Je garderai donc le silence le plus absolu sur ce chapitre et vous pouvez être sûre que jamais vous n’entendrez sortir de ma bouche un reproche dénué de générosité lorsque nous serons mariés.
— Vous allez trop vite, monsieur, s’écria Elizabeth. Vous oubliez que je ne vous ai pas encore répondu. Laissez-moi le faire sans plus tarder. Je suis très sensible à l’honneur que vous me faites par cette proposition et je vous en remercie, mais il m’est impossible de ne point la décliner.
— Je sais depuis longtemps, répliqua Mr. Collins avec un geste majestueux, qu’il est d’usage parmi les jeunes filles de repousser celui qu’elles ont au fond l’intention d’épouser lorsqu’il se déclare pour la première fois, et qu’il leur arrive de renouveler ce refus une seconde et même une troisième fois ; c’est pourquoi votre réponse ne peut me décourager, et j’ai confiance que j’aurai avant longtemps le bonheur de vous conduire à l’autel.

— En vérité, monsieur, cette confiance est plutôt extraordinaire après ce que je viens de vous déclarer ! Je vous affirme que je ne suis point de ces jeunes filles,– si tant est qu’il en existe, – assez imprudentes pour jouer leur bonheur sur la chance de se voir demander une seconde fois. Mon refus est des plus sincères : vous ne pourriez pas me rendre heureuse et je suis la dernière femme qui pourrait faire votre bonheur. Bien plus, si votre amie lady Catherine me connaissait, je suis sûre qu’elle me trouverait fort mal qualifiée pour la situation que vous me proposez. […] Veuillez m’accorder la liberté de juger pour mon compte et me faire la grâce de croire ce que je vous dis. Je souhaite vous voir heureux et riche et, en vous refusant ma main, je contribue à la réalisation de ce vœu. […]

— Lorsque j’aurai l’honneur de reprendre cette conversation avec vous, j’espère recevoir une réponse plus favorable ; non point que je vous accuse de cruauté et peut-être même, en faisant la part de la réserve habituelle à votre sexe, en avez-vous dit assez aujourd’hui pour m’encourager à poursuivre mon projet.

— En vérité, Mr.
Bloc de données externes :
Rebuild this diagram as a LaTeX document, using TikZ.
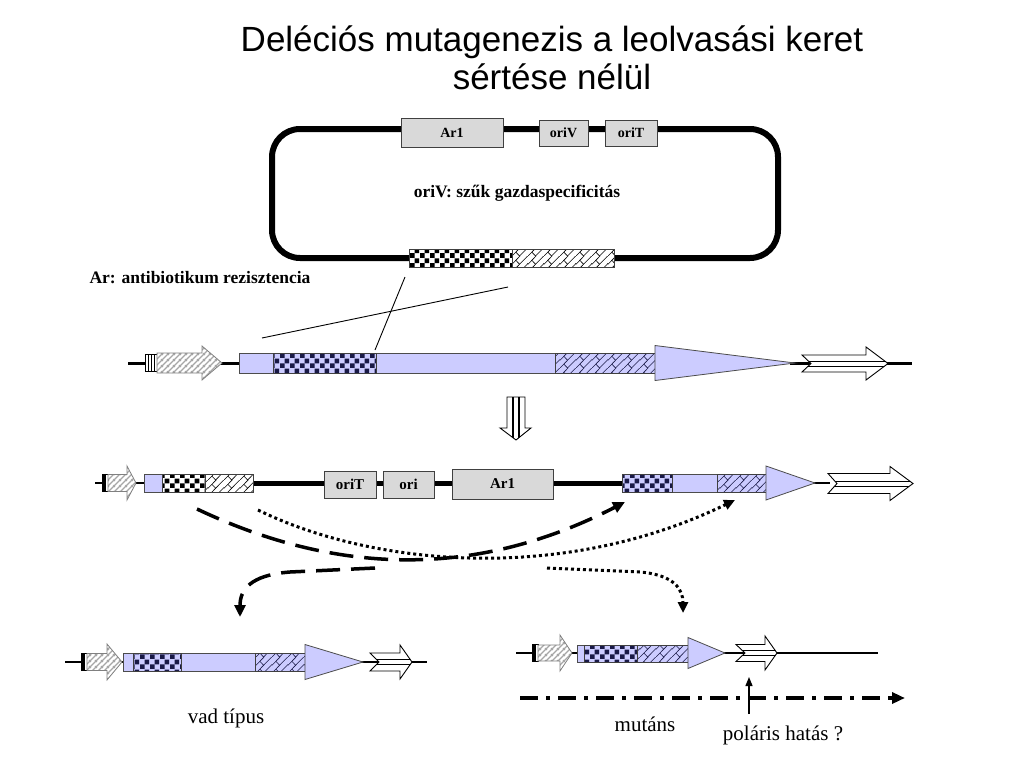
\documentclass[tikz,border=0pt]{standalone}
\usepackage{fontspec}
\setmainfont{Liberation Serif}
\newfontfamily\titlefont{Liberation Sans}
\usetikzlibrary{patterns.meta,arrows.meta}

\definecolor{lavbar}{RGB}{204,204,255}
\definecolor{boxgray}{RGB}{217,217,217}
\definecolor{navy}{RGB}{25,25,70}

\tikzdeclarepattern{
  name=checks, type=uncolored,
  bounding box={(0pt,0pt) and (10pt,10pt)},
  tile size={(10pt,10pt)},
  code={
    \fill (0pt,0pt) rectangle (5pt,5pt);
    \fill (5pt,5pt) rectangle (10pt,10pt);
  }
}
\tikzdeclarepattern{
  name=bricks, type=uncolored,
  bounding box={(0pt,0pt) and (16pt,16pt)},
  tile size={(16pt,16pt)},
  code={
    \draw[line width=0.6pt] (-1pt,-1pt) -- (17pt,17pt);
    \draw[line width=0.6pt] (7pt,-1pt) -- (17pt,9pt);
    \draw[line width=0.6pt] (-1pt,7pt) -- (9pt,17pt);
    \draw[line width=0.6pt] (4pt,4pt) -- (8pt,0pt);
    \draw[line width=0.6pt] (4pt,12pt) -- (8pt,8pt);
  }
}
\tikzdeclarepattern{
  name=stripes, type=uncolored,
  bounding box={(0pt,0pt) and (6pt,6pt)},
  tile size={(6pt,6pt)},
  code={
    \draw[line width=1.3pt] (-1pt,-1pt) -- (7pt,7pt);
    \draw[line width=1.3pt] (5pt,-1pt) -- (7pt,1pt);
    \draw[line width=1.3pt] (-1pt,5pt) -- (1pt,7pt);
  }
}

% tail x, neck x, tip x, y, body half, head half
\newcommand{\hollowarrow}[6]{%
  \fill[white] (#1,#4-#5) -- (#2,#4-#5) -- (#2,#4-#6) -- (#3,#4) -- (#2,#4+#6) -- (#2,#4+#5) -- (#1,#4+#5) -- (#1+9,#4) -- cycle;
  \begin{scope}
    \clip (#1,#4-#5) -- (#2,#4-#5) -- (#2,#4-#6) -- (#3,#4) -- (#2,#4+#6) -- (#2,#4+#5) -- (#1,#4+#5) -- (#1+9,#4) -- cycle;
    \draw[line width=0.7pt] (#1,#4-2.5) -- (#3,#4-2.5) (#1,#4+2.5) -- (#3,#4+2.5);
  \end{scope}
  \draw[line width=0.9pt, line join=miter] (#1,#4-#5) -- (#2,#4-#5) -- (#2,#4-#6) -- (#3,#4) -- (#2,#4+#6) -- (#2,#4+#5) -- (#1,#4+#5) -- (#1+9,#4) -- cycle;
}
\newcommand{\promarrow}[6]{%
  \draw[draw=gray, line width=0.8pt, preaction={fill=white}, pattern=stripes, pattern color=gray!70] (#1,#4-#5) -- (#2,#4-#5) -- (#2,#4-#6) -- (#3,#4) -- (#2,#4+#6) -- (#2,#4+#5) -- (#1,#4+#5) -- cycle;
}
% base x, tip x, y, half height
\newcommand{\genetip}[4]{%
  \filldraw[fill=lavbar, draw=black!70, line width=0.8pt] (#1,#3-#4) -- (#2,#3) -- (#1,#3+#4) -- cycle;
}
% x, y, half height, colour of first bar
\newcommand{\termmark}[4]{%
  \draw[line width=0.8pt, fill=#4] (#1,#2-#3) rectangle (#1+3,#2+#3);
  \draw[line width=0.8pt, fill=white] (#1+3,#2-#3) rectangle (#1+6,#2+#3);
}

\tikzset{
  dnathick/.style={line width=3pt},
  dnabold/.style={line width=5pt},
  dnathin/.style={line width=1.8pt},
  segbox/.style={draw=black!75, line width=0.8pt},
  genebox/.style={draw=black!75, fill=boxgray, line width=0.8pt, inner sep=0pt, font=\fontsize{14}{16}\selectfont\bfseries},
  crossline/.style={line width=0.9pt},
  longdash/.style={line width=3.5pt, dash pattern=on 24pt off 11pt, -{Triangle[length=12pt,width=11pt]}},
  dotpath/.style={line width=3pt, dash pattern=on 3pt off 3pt, -{Triangle[length=11pt,width=10pt]}},
  label/.style={font=\fontsize{17.5}{20}\selectfont\bfseries},
  caption/.style={font=\fontsize{21}{24}\selectfont}
}

\begin{document}
\begin{tikzpicture}[x=1pt, y=-1pt]
\useasboundingbox (0,0) rectangle (1024,768);

\node[font=\titlefont\fontsize{35}{38}\selectfont, align=center] (title) at (552,58) {Deléciós mutagenezis a leolvasási keret\\sértése nélül};

% plasmid
\draw[line width=6pt, rounded corners=28pt] (272,129) rectangle (778,258);
\node[genebox, minimum width=102pt, minimum height=29pt] (plAr) at (452,132.5) {Ar1};
\node[genebox, minimum width=49pt, minimum height=26pt] (plV) at (563.5,133) {oriV};
\node[genebox, minimum width=52pt, minimum height=26pt] (plT) at (631,133) {oriT};
\node[label] (hostnote) at (517,193) {oriV: szűk gazdaspecificitás};
\draw[segbox, preaction={fill=white}, pattern=checks] (409,249) rectangle (512,267);
\draw[segbox, preaction={fill=white}, pattern=bricks] (512,249) rectangle (614,267);
\node[label, anchor=west] (arnote) at (86,278) {Ar: antibiotikum rezisztencia};

% crossing-over
\coordinate (crA1) at (405,277);
\coordinate (crA2) at (375,350);
\coordinate (crB1) at (508,287);
\coordinate (crB2) at (262,338);
\draw[crossline] (crA1) -- (crA2);
\draw[crossline] (crB1) -- (crB2);

% chromosome
\draw[dnathick] (128,363) -- (239,363);
\draw[dnathick] (790,363) -- (912,363);
\termmark{145}{363}{8.5}{white}
\termmark{151}{363}{8.5}{white}
\promarrow{157}{202}{222}{363}{10}{17}
\filldraw[fill=lavbar, draw=black!70, line width=0.8pt] (239,353) rectangle (655,373);
\draw[segbox, preaction={fill=lavbar}, pattern=checks, pattern color=navy] (273,353) rectangle (376,373);
\draw[segbox, preaction={fill=lavbar}, pattern=bricks, pattern color=navy] (555,353) rectangle (655,373);
\genetip{655}{795}{363}{17.5}
\hollowarrow{802}{866}{888}{363.5}{8.5}{16.5}

% integration arrow
\draw[line width=0.9pt, fill=white] (507,397) -- (525,397) -- (525,428) -- (531,428) -- (516,440) -- (500,428) -- (507,428) -- cycle;
\begin{scope}
  \clip (507,397) -- (525,397) -- (525,428) -- (531,428) -- (516,440) -- (500,428) -- (507,428) -- cycle;
  \draw[line width=1.6pt] (513,397) -- (513,440) (519,397) -- (519,440);
\end{scope}

% cointegrate
\draw[dnathin] (95,483) -- (145,483);
\draw[dnabold] (253,483) -- (622,483);
\draw[dnathin] (812,483) -- (830,483);
\termmark{102}{483}{8.5}{black}
\promarrow{108}{127}{136}{483}{8.5}{17}
\filldraw[fill=lavbar, draw=black!70, line width=0.8pt] (144,474) rectangle (162,492);
\draw[segbox, preaction={fill=white}, pattern=checks] (162,474) rectangle (205,492);
\draw[segbox, preaction={fill=white}, pattern=bricks] (205,474) rectangle (253,492);
\node[genebox, minimum width=52pt, minimum height=27pt, font=\fontsize{15}{17}\selectfont\bfseries] (coT) at (350,484.5) {oriT};
\node[genebox, minimum width=51pt, minimum height=27pt, font=\fontsize{15}{17}\selectfont\bfseries] (coO) at (408.5,484.5) {ori};
\node[genebox, minimum width=101pt, minimum height=30pt, font=\fontsize{15}{17}\selectfont\bfseries] (coAr) at (502.5,484) {Ar1};
\filldraw[fill=lavbar, draw=black!70, line width=0.8pt] (622,474) rectangle (766,492);
\draw[segbox, preaction={fill=lavbar}, pattern=checks, pattern color=navy] (622,474) rectangle (672,492);
\draw[segbox, preaction={fill=lavbar}, pattern=bricks, pattern color=navy] (717,474) rectangle (766,492);
\genetip{766}{815}{483}{17}
\hollowarrow{828}{890}{913}{483.5}{10}{17}

% resolution paths
\coordinate (dashA) at (197,509);
\coordinate (dashB) at (625,502);
\coordinate (dotA) at (258,510);
\coordinate (dotB) at (735,500);
\coordinate (dashC) at (375,568);
\coordinate (dashD) at (240,617);
\coordinate (dotC) at (547,568);
\coordinate (dotD) at (683,613);
\draw[longdash] (dashA) .. controls (330,572) and (470,582) .. (dashB);
\draw[dotpath] (dotA) .. controls (370,565) and (560,585) .. (dotB);
\draw[longdash] (dashC) -- (290,572) .. controls (250,575) and (240,590) .. (dashD);
\draw[dotpath] (dotC) -- (640,572) .. controls (675,575) and (683,590) .. (dotD);

% wild type
\draw[dnathin] (65,662) -- (427,662);
\termmark{81}{662}{8.5}{black}
\promarrow{87}{107}{122}{662}{8.5}{18}
\filldraw[fill=lavbar, draw=black!70, line width=0.8pt] (123,653) rectangle (305,671);
\draw[segbox, preaction={fill=lavbar}, pattern=checks, pattern color=navy] (133,653) rectangle (181,671);
\draw[segbox, preaction={fill=lavbar}, pattern=bricks, pattern color=navy] (255,653) rectangle (305,671);
\genetip{305}{363}{662}{17.5}
\hollowarrow{370}{400}{412}{662}{9}{17}
\node[caption] (wt) at (226,718) {vad típus};

% mutant
\draw[dnathin] (516,653) -- (878,653);
\termmark{532}{653}{8.5}{black}
\promarrow{538}{560}{572}{653}{8}{18}
\filldraw[fill=lavbar, draw=black!70, line width=0.8pt] (577,645) rectangle (688,662);
\draw[segbox, preaction={fill=lavbar}, pattern=checks, pattern color=navy] (584,645) rectangle (637,662);
\draw[segbox, preaction={fill=lavbar}, pattern=bricks, pattern color=navy] (637,645) rectangle (688,662);
\genetip{688}{725}{653}{15.5}
\hollowarrow{736}{765}{777}{653}{8.5}{17}
\coordinate (readA) at (520,698);
\coordinate (readB) at (905,698);
\draw[line width=3.5pt, dash pattern=on 18pt off 8pt on 4pt off 8pt, -{Triangle[length=13pt,width=11pt]}] (readA) -- (readB);
\coordinate (polA) at (749,714);
\coordinate (polB) at (749,677);
\draw[line width=1.3pt, -{Triangle[length=9pt,width=7pt]}] (polA) -- (polB);
\node[caption] (mut) at (645,724) {mutáns};
\node[caption] (polar) at (783,735) {poláris hatás ?};
\end{tikzpicture}
\end{document}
Collins, s’écria Elizabeth avec chaleur, vous me confondez ! Si vous considérez tout ce que je viens de vous dire comme un encouragement, je me demande en quels termes il me faut exprimer mon refus pour vous convaincre que c’en est un !

— Laissez-moi croire, ma chère cousine, que ce refus n’est qu’une simple formalité. Il ne me semble pas que je sois indigne de vous, ni que l’établissement que je vous offre ne soit pas pour vous des plus enviables. Ma situation, mes relations avec la famille de Bourgh, ma parenté avec votre famille, sont autant de conditions favorables à ma cause. En outre, vous devriez considérer qu’en dépit de tous vos attraits vous n’êtes nullement certaine de recevoir une autre demande en mariage. Votre dot est malheureusement si modeste qu’elle doit inévitablement contrebalancer l’effet de votre charme et de vos qualités. Force m’est donc de conclure que votre refus n’est pas sérieux, et je préfère l’attribuer au désir d’exciter ma tendresse en la tenant en suspens, suivant l’élégante coutume des femmes du monde.

— Soyez sûr, monsieur, que je n’ai aucune prétention à cette sorte d’élégance, qui consiste à faire souffrir un honnête homme. Je préférerais qu’on me fît le compliment de croire à ce que je dis. Je vous remercie mille fois de votre proposition, mais il m’est impossible de l’accepter ; mes sentiments me l’interdisent absolument. Puis-je parler avec plus de clarté ?

— Vous êtes vraiment délicieuse, quoi que vous fassiez ! s’écria-t-il avec une lourde galanterie, et je suis persuadé que ma demande, une fois sanctionnée par la volonté expresse de vos excellents parents, ne manquera pas de vous paraître acceptable.